The cell line and amount of GBM cells being implanted are another important consideration when planning the study timeline. The C6 rat glioma cell line is one of the most widely used cell lines in GBM research. In rats and mice, cell numbers between 5×10⁴ and 10⁶ have been reported for intracranial implantations^27–31. As a general rule, when implanting a higher number of cells, a faster tumor growth is to be expected. In this protocol, 10⁵ cells were implanted and imaging was performed on days 11 and 12 after implantation. Xin et al. implanted 10⁵ C6 cells in BALB/c nude mice and reported detecting advanced GBM in MRI on day 7 post-implantation and an increased mortality after 15 days³⁰. In comparison, Jia et al. used a higher number of cells (10⁶) and the same mouse strain and detected a small tumor mass at day 7 in MRI with a slightly disrupted blood-brain barrier (BBB), as demonstrated by a pale Evans blue stain in the GBM tissue³². On day 14, the Evans blue stain was stronger than on day 7, indicating that the BBB was highly disrupted. In turn, the tumor growth also affects how long the animals can be kept in the experiment. This is an important consideration of animal welfare for longitudinal imaging studies. Chronic cranial windows have been reported to be suitable for imaging for up to 6 months after implantation²⁶.

The nanoparticles used in this protocol consist of iron oxide and fluorophore components. Possible applications include the investigation of the tumor delivery of novel therapeutic drugs, cellular therapeutics, and interventions on the tumor vasculature and tumor microenvironment. Different drug candidates and combination therapies can be evaluated on a cellular and molecular level. The iron oxide component of the NPs allows for multimodal imaging with MRI or magnetic particle imaging in addition to 2P-IVM. While MRI represents a clinically relevant imaging modality, its anatomical resolution is inferior to that of intravital microscopy³³.

This method also has certain limitations. The brain coordinates according to a mouse brain atlas are standardized for C57BL/6J mice and must be adjusted depending on the mouse strain, sex, and age. Moreover, with two-photon imaging, only a limited depth of approximately 450 μm can be accessed^9. Therefore, only partial characterization of the tumor is possible with 2P-IVM, and regional differences in the tumor characteristics could be missed. Additionally, only two time points following NP administration were included.
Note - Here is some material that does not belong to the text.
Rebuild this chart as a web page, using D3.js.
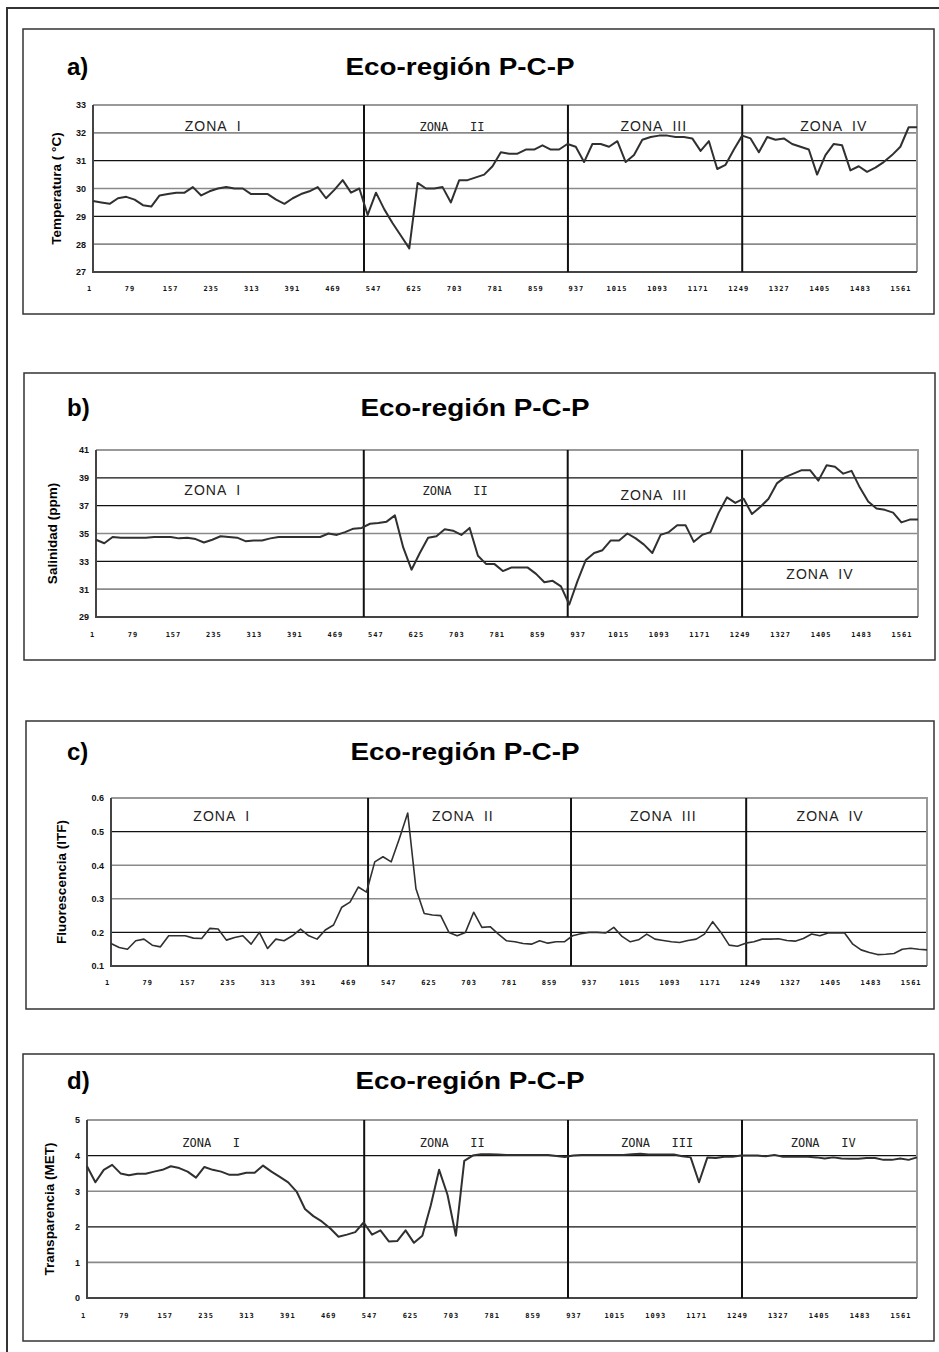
<!DOCTYPE html>
<html>
<head>
<meta charset="utf-8">
<script src="https://cdn.jsdelivr.net/npm/d3@7"></script>
<style>
  body { margin: 0; background: #fff; }
  svg { display: block; }
</style>
</head>
<body>
<svg id="chart" width="939" height="1352"></svg>
<script>
// record numbers shown under every x axis
const xTickLabels = [1, 79, 157, 235, 313, 391, 469, 547, 625, 703, 781, 859, 937, 1015, 1093, 1171, 1249, 1327, 1405, 1483, 1561];

// one reading every 16 records
const SAMPLE_STEP = 16;

const temperatura = [
  29.55, 29.5, 29.45, 29.65, 29.7, 29.6, 29.4, 29.35, 29.75, 29.8,
  29.85, 29.85, 30.05, 29.75, 29.9, 30.0, 30.05, 30.0, 30.0, 29.8,
  29.8, 29.8, 29.6, 29.45, 29.65, 29.8, 29.9, 30.05, 29.65, 29.95,
  30.3, 29.85, 30.0, 29.05, 29.85, 29.25, 28.75, 28.3, 27.85, 30.2,
  30.0, 30.0, 30.05, 29.5, 30.3, 30.3, 30.4, 30.5, 30.8, 31.3,
  31.25, 31.25, 31.4, 31.4, 31.55, 31.4, 31.4, 31.6, 31.5, 30.95,
  31.6, 31.6, 31.5, 31.7, 30.95, 31.2, 31.75, 31.85, 31.9, 31.9,
  31.85, 31.85, 31.8, 31.35, 31.7, 30.7, 30.85, 31.4, 31.9, 31.8,
  31.3, 31.85, 31.75, 31.8, 31.6, 31.5, 31.4, 30.5, 31.2, 31.6,
  31.55, 30.65, 30.8, 30.6, 30.75, 30.95, 31.2, 31.5, 32.2, 32.2
];

const salinidad = [
  34.55, 34.3, 34.75, 34.7, 34.7, 34.7, 34.7, 34.75, 34.75, 34.75,
  34.65, 34.7, 34.6, 34.35, 34.55, 34.8, 34.75, 34.7, 34.45, 34.5,
  34.5, 34.65, 34.75, 34.75, 34.75, 34.75, 34.75, 34.75, 35.0, 34.9,
  35.1, 35.35, 35.4, 35.7, 35.75, 35.85, 36.3, 34.0, 32.4, 33.6,
  34.7, 34.8, 35.3, 35.2, 34.9, 35.4, 33.4, 32.8, 32.8, 32.3,
  32.55, 32.55, 32.55, 32.1, 31.5, 31.6, 31.2, 29.9, 31.6, 33.1,
  33.6, 33.8, 34.5, 34.5, 35.0, 34.65, 34.2, 33.6, 34.9, 35.1,
  35.6, 35.6, 34.4, 34.9, 35.1, 36.5, 37.6, 37.2, 37.5, 36.4,
  36.9, 37.5, 38.6, 39.05, 39.3, 39.55, 39.55, 38.8, 39.9, 39.8,
  39.3, 39.5, 38.3, 37.3, 36.8, 36.7, 36.5, 35.8, 36.0, 36.0
];

const fluorescencia = [
  0.167, 0.155, 0.15, 0.175, 0.18, 0.162, 0.157, 0.19, 0.19, 0.19,
  0.183, 0.182, 0.212, 0.21, 0.177, 0.185, 0.19, 0.165, 0.2, 0.152,
  0.18, 0.175, 0.19, 0.21, 0.19, 0.18, 0.207, 0.222, 0.275, 0.29,
  0.335, 0.32, 0.41, 0.425, 0.41, 0.48, 0.555, 0.33, 0.256, 0.252,
  0.25, 0.2, 0.19, 0.2, 0.26, 0.215, 0.217, 0.195, 0.175, 0.172,
  0.167, 0.165, 0.175, 0.168, 0.172, 0.172, 0.19, 0.196, 0.2, 0.2,
  0.198, 0.215, 0.188, 0.172, 0.178, 0.195, 0.18, 0.176, 0.172, 0.17,
  0.176, 0.18, 0.195, 0.232, 0.2, 0.162, 0.159, 0.168, 0.172, 0.18,
  0.18, 0.181, 0.176, 0.174, 0.182, 0.195, 0.19, 0.198, 0.198, 0.198,
  0.165, 0.148, 0.14, 0.134, 0.135, 0.137, 0.15, 0.153, 0.15, 0.148
];

const transparencia = [
  3.7, 3.25, 3.6, 3.74, 3.5, 3.45, 3.49, 3.49, 3.55, 3.6,
  3.7, 3.65, 3.55, 3.38, 3.68, 3.6, 3.55, 3.46, 3.46, 3.52,
  3.52, 3.72, 3.55, 3.4, 3.25, 2.99, 2.5, 2.3, 2.15, 1.96,
  1.72, 1.78, 1.85, 2.12, 1.78, 1.9, 1.59, 1.6, 1.9, 1.55,
  1.75, 2.6, 3.6, 2.9, 1.75, 3.85, 4.0, 4.04, 4.04, 4.03,
  4.02, 4.02, 4.02, 4.02, 4.02, 4.02, 3.99, 3.96, 4.0, 4.02,
  4.02, 4.02, 4.02, 4.02, 4.02, 4.04, 4.05, 4.03, 4.03, 4.03,
  4.03, 3.98, 3.95, 3.25, 3.95, 3.93, 3.97, 3.97, 4.0, 4.0,
  4.0, 3.98, 4.02, 3.97, 3.97, 3.97, 3.97, 3.95, 3.92, 3.95,
  3.92, 3.91, 3.91, 3.93, 3.93, 3.88, 3.88, 3.92, 3.88, 3.95
];

const tempTicks = [27, 28, 29, 30, 31, 32, 33];
const salTicks = [29, 31, 33, 35, 37, 39, 41];
const fluorTicks = [0.1, 0.2, 0.3, 0.4, 0.5, 0.6];
const transTicks = [0, 1, 2, 3, 4, 5];

const zoneNames = ["I", "II", "III", "IV"];
const panelTitle = "Eco-región P-C-P";

const SANS = "'Liberation Sans', Arial, sans-serif";
const MONO = "'DejaVu Sans Mono', monospace";
const INK = "#333";

// layout of the four panels (pixels), zone marks in record / value units
const panels = [
  { tag: "a)", values: temperatura, yTitle: "Temperatura ( °C)", ticks: tempTicks, fmt: d3.format("d"),
    box: [23, 29, 934, 314], plot: [93, 917, 105, 272], darkGrid: [29, 31],
    dividers: [522, 914, 1249], zoneAt: [[232, 32.2], [691, 32.2], [1079, 32.2], [1425, 32.2]],
    zoneMono: [false, true, false, false], titleY: 75, titleCx: 460, yTitleX: 57, xLabY: 289, lineW: 2 },
  { tag: "b)", values: salinidad, yTitle: "Salinidad (ppm)", ticks: salTicks, fmt: d3.format("d"),
    box: [24, 373, 935, 660], plot: [96, 918, 450, 617], darkGrid: [33, 37, 39],
    dividers: [517, 910, 1246], zoneAt: [[226, 38.0], [693, 38.0], [1076, 37.7], [1396, 32.0]],
    zoneMono: [false, true, false, false], titleY: 416, titleCx: 475, yTitleX: 53, xLabY: 635, lineW: 2 },
  { tag: "c)", values: fluorescencia, yTitle: "Fluorescencia (ITF)", ticks: fluorTicks, fmt: d3.format(".1f"),
    box: [26, 721, 934, 1009], plot: [111, 927, 798, 966], darkGrid: [0.2, 0.5],
    dividers: [500, 894, 1234], zoneAt: [[216, 0.543], [684, 0.543], [1073, 0.543], [1397, 0.543]],
    zoneMono: [false, false, false, false], titleY: 760, titleCx: 465, yTitleX: 62, xLabY: 983, lineW: 1.6 },
  { tag: "d)", values: transparencia, yTitle: "Transparencia (MET)", ticks: transTicks, fmt: d3.format("d"),
    box: [23, 1054, 934, 1341], plot: [87, 917, 1120, 1298], darkGrid: [2, 4],
    dividers: [530, 919, 1251], zoneAt: [[238, 4.35], [698, 4.35], [1089, 4.35], [1406, 4.35]],
    zoneMono: [true, true, true, true], titleY: 1089, titleCx: 470, yTitleX: 50, xLabY: 1316, lineW: 2 }
];

const svg = d3.select("#chart");

// outer frame (runs off the page at right and bottom)
svg.append("path")
  .attr("d", "M7,1352 V8 H939")
  .attr("fill", "none")
  .attr("stroke", INK)
  .attr("stroke-width", 2);

panels.forEach(function (p) {
  const g = svg.append("g");
  const lastRecord = 1 + SAMPLE_STEP * (p.values.length - 1);

  const x = d3.scaleLinear().domain([1, lastRecord]).range([p.plot[0], p.plot[1]]);
  const y = d3.scaleLinear().domain(d3.extent(p.ticks)).range([p.plot[3], p.plot[2]]);

  g.append("rect")
    .attr("x", p.box[0]).attr("y", p.box[1])
    .attr("width", p.box[2] - p.box[0]).attr("height", p.box[3] - p.box[1])
    .attr("fill", "#fff").attr("stroke", INK).attr("stroke-width", 1.5);

  // titles (the original lettering is a bit wider than Arial)
  g.append("text")
    .attr("x", 67).attr("y", p.titleY)
    .style("font", "bold 24px " + SANS)
    .text(p.tag);
  g.append("text")
    .attr("x", p.titleCx).attr("y", p.titleY)
    .attr("text-anchor", "middle")
    .attr("textLength", 229)
    .attr("lengthAdjust", "spacingAndGlyphs")
    .style("font", "bold 24px " + SANS)
    .text(panelTitle);

  // horizontal grid
  g.selectAll(".grid")
    .data(p.ticks.slice(1, -1))
    .join("line")
    .attr("x1", p.plot[0]).attr("x2", p.plot[1])
    .attr("y1", d => y(d)).attr("y2", d => y(d))
    .attr("stroke", d => p.darkGrid.includes(d) ? "#111" : "#8a8a8a")
    .attr("stroke-width", d => p.darkGrid.includes(d) ? 1.2 : 1.6);

  // plot frame: grey top / right, dark left / bottom
  const top = y(p.ticks[p.ticks.length - 1]), bottom = y(p.ticks[0]);
  g.append("path")
    .attr("d", `M${x(1)},${top} H${x(lastRecord)} V${bottom}`)
    .attr("fill", "none").attr("stroke", "#999").attr("stroke-width", 2);
  g.append("path")
    .attr("d", `M${x(1)},${top} V${bottom} H${x(lastRecord)}`)
    .attr("fill", "none").attr("stroke", "#444").attr("stroke-width", 2);

  // zone dividers
  g.selectAll(".div")
    .data(p.dividers)
    .join("line")
    .attr("x1", d => x(d)).attr("x2", d => x(d))
    .attr("y1", top).attr("y2", bottom)
    .attr("stroke", "#111").attr("stroke-width", 2);

  // zone labels
  g.selectAll(".zone")
    .data(zoneNames)
    .join("text")
    .attr("x", (d, k) => x(p.zoneAt[k][0]))
    .attr("y", (d, k) => y(p.zoneAt[k][1]))
    .attr("text-anchor", "middle")
    .attr("dominant-baseline", "middle")
    .style("white-space", "pre")
    .style("font", (d, k) => p.zoneMono[k] ? "12px " + MONO : "14px " + SANS)
    .style("letter-spacing", (d, k) => p.zoneMono[k] ? "0px" : "1px")
    .style("fill", "#222")
    .text((d, k) => p.zoneMono[k] ? "ZONA   " + d : "ZONA  " + d);

  // series line
  const line = d3.line()
    .x((d, k) => x(1 + SAMPLE_STEP * k))
    .y(d => y(d));
  g.append("path")
    .datum(p.values)
    .attr("d", line)
    .attr("fill", "none")
    .attr("stroke", "#303030")
    .attr("stroke-width", p.lineW)
    .attr("stroke-linejoin", "round");

  // y axis labels
  const yAxis = d3.axisLeft(y).tickValues(p.ticks).tickFormat(p.fmt).tickSize(0).tickPadding(7);
  const ya = g.append("g").attr("transform", `translate(${p.plot[0]},0)`).call(yAxis);
  ya.select(".domain").remove();
  ya.selectAll("text").style("font", "bold 9px " + SANS).style("fill", "#111");

  // x axis labels
  const xAxis = d3.axisBottom(x).tickValues(xTickLabels).tickFormat(d3.format("d")).tickSize(0).tickPadding(0);
  const xa = g.append("g").attr("transform", `translate(0,${p.xLabY})`).call(xAxis);
  xa.select(".domain").remove();
  xa.selectAll("text")
    .attr("x", -4).attr("dy", "0.35em")
    .style("font", "bold 7px " + MONO)
    .style("letter-spacing", "1px")
    .style("fill", "#111");

  // y title
  g.append("text")
    .attr("transform", `translate(${p.yTitleX},${(top + bottom) / 2}) rotate(-90)`)
    .attr("text-anchor", "middle")
    .attr("dominant-baseline", "middle")
    .style("font", "bold 13.5px " + SANS)
    .text(p.yTitle);
});
</script>
</body>
</html>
Future studies including more timepoints after intravenous administration will allow for a more detailed analysis of the spatiotemporal behaviour of the NPs in the tumor microenvironment.

To conclude, we evaluated the tumor delivery of fluorescent-labeled iron oxide nanoparticles using 2P-IVM in a mouse model of GBM. This method can be easily modified to fit various areas of research and represents an important tool for in vivo brain imaging in the field of neuroscience.